Madrid CC 1st XI v Valencia Stallions 1st XI – LEAGUE MATCH
Sunday 17th April 2016 – Haras Polo ground, San Fernando, Madrid
When your football team is comfortably winning its match by a couple of goals as you enter the final minute, and the opposition snatches a point by dramatically scoring twice in the dying moments, well, such was the feeling for Madrid on the cricket field, as the points were shared against Valencia Stallions in a tense tie. Is there any other type?
Electing to bat first, the visiting Stallions didn’t horse around – they attempted to dominate the bowling by playing expansive shots, but the surface didn’t lend itself to such extravagance, and Madrid made early inroads with the ball, containing the visitors well.
Ted Teddles Miller in particular demonstrated his reliability, proving difficult to get away and causing frustration with his nagging seamers. He ripped out four of the top six and reduced the Stallions to 56 for five, as their gallop was reduced to barely a trot in the cool breeze, and Ted finished with commendable figures of nine overs, 4 for 21.
No batsman ever really felt comfortable and runs were hard to come by with any great regularity, due in part to the sluggish outfield, and also the spongey, sitty-uppy surface – Stallions only managed three fours in their innings, although a couple of decent connections yielded maximums, too. Kiwi Brad Pitt Newall, making his 2016 debut for Madrid, was an effective change bowler and can count himself unfortunate not to secure more than his three wickets, returned in a probing four-over spell.
With Iain Griffiths’ twirling off-breaks to finish the innings, the home team went into the break (for a quick nosebag) the happier team, having bowled out the Stallions for just 101 in a shade under 29 overs. Iain finished with two for 12, as the tail-enders succumbed to his flight and guile, and Madrid sniffed an opportunity to grab their first league victory.
Madrid’s reply was initially placed in the hands of Adam No Glove Punch Langhans, and Richard Ranga Wilson, however Adam was unlucky when fending off a difficult delivery to first slip in the initial over, with the fielder grabbing the catch at the second attempt after initially parrying it in the air above his head. A promising partnership between Richard and Ankush Solanki followed, however, with both players displaying caution and audacity in equal measure, before Richard was cleaned up, shortly followed by last week’s centurion, President Sir Jon Woodward.

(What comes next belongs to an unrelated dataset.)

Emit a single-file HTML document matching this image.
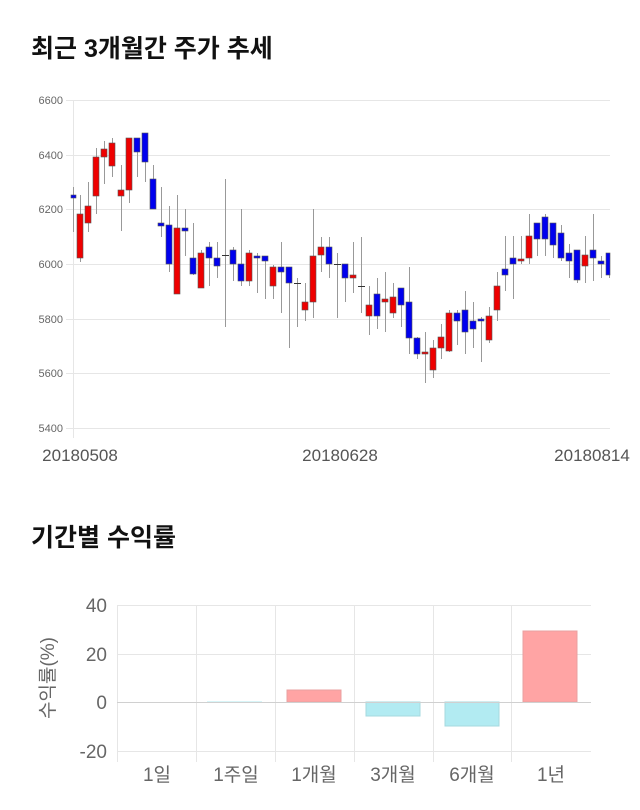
<!DOCTYPE html>
<html><head><meta charset="utf-8"><style>
body{margin:0;background:#fff;width:640px;height:810px;overflow:hidden;font-family:"Liberation Sans","Noto Sans CJK KR",sans-serif}
svg{position:absolute;left:0;top:0}
</style></head><body>
<svg width="640" height="810" viewBox="0 0 640 810" xmlns="http://www.w3.org/2000/svg" font-family="Liberation Sans, Noto Sans CJK KR, sans-serif">
<text x="31" y="57" font-size="25" font-weight="bold" fill="#111">최근 3개월간 주가 추세</text>
<g stroke="#e6e6e6" stroke-width="1">
<line x1="66" y1="100.5" x2="610" y2="100.5"/><line x1="66" y1="155.5" x2="610" y2="155.5"/><line x1="66" y1="209.5" x2="610" y2="209.5"/><line x1="66" y1="264.5" x2="610" y2="264.5"/><line x1="66" y1="319.5" x2="610" y2="319.5"/><line x1="66" y1="373.5" x2="610" y2="373.5"/><line x1="66" y1="428.5" x2="610" y2="428.5"/>
<line x1="73.5" y1="100" x2="73.5" y2="438"/>
</g>
<g font-size="11" fill="#666" text-anchor="end">
<text x="63" y="104">6600</text><text x="63" y="159">6400</text><text x="63" y="213">6200</text><text x="63" y="268">6000</text><text x="63" y="323">5800</text><text x="63" y="377">5600</text><text x="63" y="432">5400</text>
</g>
<g font-size="17" fill="#555" text-anchor="middle">
<text x="80" y="461">20180508</text><text x="340" y="461">20180628</text><text x="592" y="461">20180814</text>
</g>
<g stroke="#999" stroke-width="1">
<line x1="73.5" y1="187" x2="73.5" y2="232"/><line x1="80.5" y1="195" x2="80.5" y2="262"/><line x1="88.5" y1="182" x2="88.5" y2="232"/><line x1="96.5" y1="148" x2="96.5" y2="214"/><line x1="104.5" y1="141" x2="104.5" y2="184"/><line x1="112.5" y1="138" x2="112.5" y2="177"/><line x1="121.5" y1="165" x2="121.5" y2="231"/><line x1="129.5" y1="138" x2="129.5" y2="203"/><line x1="137.5" y1="138" x2="137.5" y2="177"/><line x1="145.5" y1="133" x2="145.5" y2="182"/><line x1="153.5" y1="165" x2="153.5" y2="209"/><line x1="161.5" y1="187" x2="161.5" y2="237"/><line x1="169.5" y1="206" x2="169.5" y2="272"/><line x1="177.5" y1="195" x2="177.5" y2="294"/><line x1="185.5" y1="209" x2="185.5" y2="256"/><line x1="193.5" y1="223" x2="193.5" y2="275"/><line x1="201.5" y1="250" x2="201.5" y2="288"/><line x1="209.5" y1="242" x2="209.5" y2="286"/><line x1="217.5" y1="242" x2="217.5" y2="278"/><line x1="225.5" y1="179" x2="225.5" y2="327"/><line x1="233.5" y1="247" x2="233.5" y2="281"/><line x1="241.5" y1="209" x2="241.5" y2="286"/><line x1="249.5" y1="250" x2="249.5" y2="286"/><line x1="257.5" y1="253" x2="257.5" y2="293"/><line x1="265.5" y1="256" x2="265.5" y2="299"/><line x1="273.5" y1="265" x2="273.5" y2="299"/><line x1="281.5" y1="242" x2="281.5" y2="313"/><line x1="289.5" y1="267" x2="289.5" y2="348"/><line x1="297.5" y1="278" x2="297.5" y2="327"/><line x1="305.5" y1="283" x2="305.5" y2="321"/><line x1="313.5" y1="209" x2="313.5" y2="318"/><line x1="321.5" y1="237" x2="321.5" y2="272"/><line x1="329.5" y1="237" x2="329.5" y2="278"/><line x1="337.5" y1="253" x2="337.5" y2="318"/><line x1="345.5" y1="264" x2="345.5" y2="302"/><line x1="353.5" y1="242" x2="353.5" y2="293"/><line x1="361.5" y1="237" x2="361.5" y2="313"/><line x1="369.5" y1="286" x2="369.5" y2="335"/><line x1="377.5" y1="278" x2="377.5" y2="329"/><line x1="385.5" y1="272" x2="385.5" y2="332"/><line x1="393.5" y1="283" x2="393.5" y2="318"/><line x1="401.5" y1="288" x2="401.5" y2="327"/><line x1="409.5" y1="267" x2="409.5" y2="354"/><line x1="417.5" y1="337" x2="417.5" y2="359"/><line x1="425.5" y1="332" x2="425.5" y2="383"/><line x1="433.5" y1="340" x2="433.5" y2="378"/><line x1="441.5" y1="324" x2="441.5" y2="359"/><line x1="449.5" y1="310" x2="449.5" y2="352"/><line x1="457.5" y1="310" x2="457.5" y2="345"/><line x1="465.5" y1="291" x2="465.5" y2="354"/><line x1="473.5" y1="302" x2="473.5" y2="348"/><line x1="481.5" y1="317" x2="481.5" y2="362"/><line x1="489.5" y1="307" x2="489.5" y2="343"/><line x1="497.5" y1="272" x2="497.5" y2="321"/><line x1="505.5" y1="236" x2="505.5" y2="291"/><line x1="513.5" y1="236" x2="513.5" y2="299"/><line x1="521.5" y1="236" x2="521.5" y2="264"/><line x1="529.5" y1="214" x2="529.5" y2="264"/><line x1="537.5" y1="223" x2="537.5" y2="256"/><line x1="545.5" y1="214" x2="545.5" y2="256"/><line x1="553.5" y1="223" x2="553.5" y2="258"/><line x1="561.5" y1="225" x2="561.5" y2="261"/><line x1="569.5" y1="244" x2="569.5" y2="278"/><line x1="577.5" y1="250" x2="577.5" y2="283"/><line x1="585.5" y1="236" x2="585.5" y2="283"/><line x1="593.5" y1="214" x2="593.5" y2="281"/><line x1="601.5" y1="256" x2="601.5" y2="278"/><line x1="609.5" y1="253" x2="609.5" y2="278"/>
</g>
<g stroke="#555" stroke-width="0.6">
<g fill="#0000ee">
<rect x="71" y="195" width="5" height="3"/><rect x="134" y="138" width="6" height="14"/><rect x="142" y="133" width="6" height="29"/><rect x="150" y="179" width="6" height="30"/><rect x="158" y="223" width="6" height="3"/><rect x="166" y="225" width="6" height="39"/><rect x="182" y="228" width="6" height="3"/><rect x="190" y="258" width="6" height="16"/><rect x="206" y="247" width="6" height="11"/><rect x="214" y="258" width="6" height="8"/><rect x="230" y="250" width="6" height="14"/><rect x="238" y="264" width="6" height="17"/><rect x="254" y="256" width="6" height="2"/><rect x="262" y="256" width="6" height="5"/><rect x="278" y="267" width="6" height="5"/><rect x="286" y="267" width="6" height="16"/><rect x="326" y="247" width="6" height="17"/><rect x="342" y="264" width="6" height="14"/><rect x="374" y="294" width="6" height="22"/><rect x="398" y="288" width="6" height="17"/><rect x="406" y="302" width="6" height="36"/><rect x="414" y="338" width="6" height="16"/><rect x="454" y="313" width="6" height="8"/><rect x="462" y="310" width="6" height="22"/><rect x="470" y="321" width="6" height="8"/><rect x="478" y="319" width="6" height="2"/><rect x="502" y="269" width="6" height="6"/><rect x="510" y="258" width="6" height="6"/><rect x="534" y="223" width="6" height="16"/><rect x="542" y="217" width="6" height="22"/><rect x="550" y="223" width="6" height="22"/><rect x="558" y="233" width="6" height="25"/><rect x="566" y="253" width="6" height="8"/><rect x="574" y="250" width="6" height="30"/><rect x="590" y="250" width="6" height="8"/><rect x="598" y="261" width="6" height="3"/><rect x="606" y="253" width="4" height="22"/>
</g>
<g fill="#ee0000">
<rect x="77" y="214" width="6" height="44"/><rect x="85" y="206" width="6" height="17"/><rect x="93" y="157" width="6" height="39"/><rect x="101" y="149" width="6" height="8"/><rect x="109" y="143" width="6" height="23"/><rect x="118" y="190" width="6" height="6"/><rect x="126" y="138" width="6" height="52"/><rect x="174" y="228" width="6" height="66"/><rect x="198" y="253" width="6" height="35"/><rect x="246" y="253" width="6" height="28"/><rect x="270" y="267" width="6" height="19"/><rect x="302" y="302" width="6" height="8"/><rect x="310" y="256" width="6" height="46"/><rect x="318" y="247" width="6" height="8"/><rect x="350" y="275" width="6" height="3"/><rect x="366" y="305" width="6" height="11"/><rect x="382" y="299" width="6" height="3"/><rect x="390" y="297" width="6" height="16"/><rect x="422" y="352" width="6" height="2"/><rect x="430" y="348" width="6" height="22"/><rect x="438" y="337" width="6" height="11"/><rect x="446" y="313" width="6" height="38"/><rect x="486" y="316" width="6" height="24"/><rect x="494" y="286" width="6" height="24"/><rect x="518" y="259" width="6" height="2"/><rect x="526" y="236" width="6" height="22"/><rect x="582" y="255" width="6" height="11"/>
</g>
<g stroke="#333" stroke-width="1">
<line x1="222" y1="255.5" x2="229" y2="255.5"/><line x1="294" y1="283.5" x2="301" y2="283.5"/><line x1="334" y1="264.5" x2="341" y2="264.5"/><line x1="358" y1="286.5" x2="365" y2="286.5"/>
</g>
</g>

<text x="31" y="546" font-size="25" font-weight="bold" fill="#111">기간별 수익률</text>
<g stroke="#e6e6e6" stroke-width="1">
<line x1="117" y1="605.5" x2="591" y2="605.5"/><line x1="117" y1="654.5" x2="591" y2="654.5"/><line x1="117" y1="751.5" x2="591" y2="751.5"/>
<line x1="117.5" y1="605" x2="117.5" y2="762"/><line x1="196.5" y1="605" x2="196.5" y2="762"/><line x1="275.5" y1="605" x2="275.5" y2="762"/><line x1="354.5" y1="605" x2="354.5" y2="762"/><line x1="433.5" y1="605" x2="433.5" y2="762"/><line x1="511.5" y1="605" x2="511.5" y2="762"/>
</g>
<rect x="287" y="690" width="54" height="12" fill="#ffa4a4" stroke="#e8a0a0"/>
<rect x="366" y="702" width="54" height="14" fill="#b2ebf2" stroke="#a5d8df"/>
<rect x="445" y="702" width="54" height="24" fill="#b2ebf2" stroke="#a5d8df"/>
<rect x="523" y="631" width="54" height="71" fill="#ffa4a4" stroke="#e8a0a0"/>
<rect x="207" y="701.5" width="55" height="1" fill="#b2ebf2"/>
<line x1="117" y1="702.5" x2="591" y2="702.5" stroke="#d0d0d0"/>
<g font-size="19" fill="#666" text-anchor="end">
<text x="107" y="612">40</text><text x="107" y="661">20</text><text x="107" y="709">0</text><text x="107" y="758">-20</text>
</g>
<text transform="translate(54,678) rotate(-90)" font-size="19" fill="#666" text-anchor="middle">수익률(%)</text>
<g font-size="19" fill="#666" text-anchor="middle">
<text x="157" y="781">1일</text><text x="236" y="781">1주일</text><text x="314" y="781">1개월</text><text x="393" y="781">3개월</text><text x="472" y="781">6개월</text><text x="551" y="781">1년</text>
</g>
</svg>
</body></html>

At a precarious 31 for three, Madrid seemed to be allowing the Stallions back into the game, however Joe Voice of Reason Healey displayed the requisite composure when he joined the elegant Ankush at the crease. Their partnership of 49 pushed the game firmly back in Madrid’s favour, and at 80 for three, with just 21 further runs required, the writing seemed to be on the wall for the visitors – Madrid were moving at a canter. However, the Stallions, perhaps ironically, started to feel right at home at the polo ground and they forced Madrid’s middle order into some nervous shots. Five wickets were taken in the space of the subsequent eight overs, including top-scoring Ankush for an attractive 57 (which included four sixes), and Stallions had the scent of an unlikely victory in their equine nostrils, as Madrid bolted.
Vociferous appeals attracted positive decisions from both umpires, and suddenly Madrid were 92 for eight, with Iain Griffiths the lone batsman showing that this was no rodeo, and that grit was required. Stallions applied enough pressure to take one more wicket, and at 99 for nine, it was left to Sunil Balani to join Iain to try to find a mere three further runs to cross the finish line.
A scampered two from Sunil resulted in the away team’s fielders converging around the bat in an attempt to grab the final wicket, and, with the scores level, Sunil obliged by slicing the next ball to slip, where the ball was neatly taken. Madrid had been bowled out in the 32nd over for 101, with Iain stranded on 10.
With the scores tied at 101, the teams ultimately shared the spoils, but alas, for Madrid, it felt like a chance missed.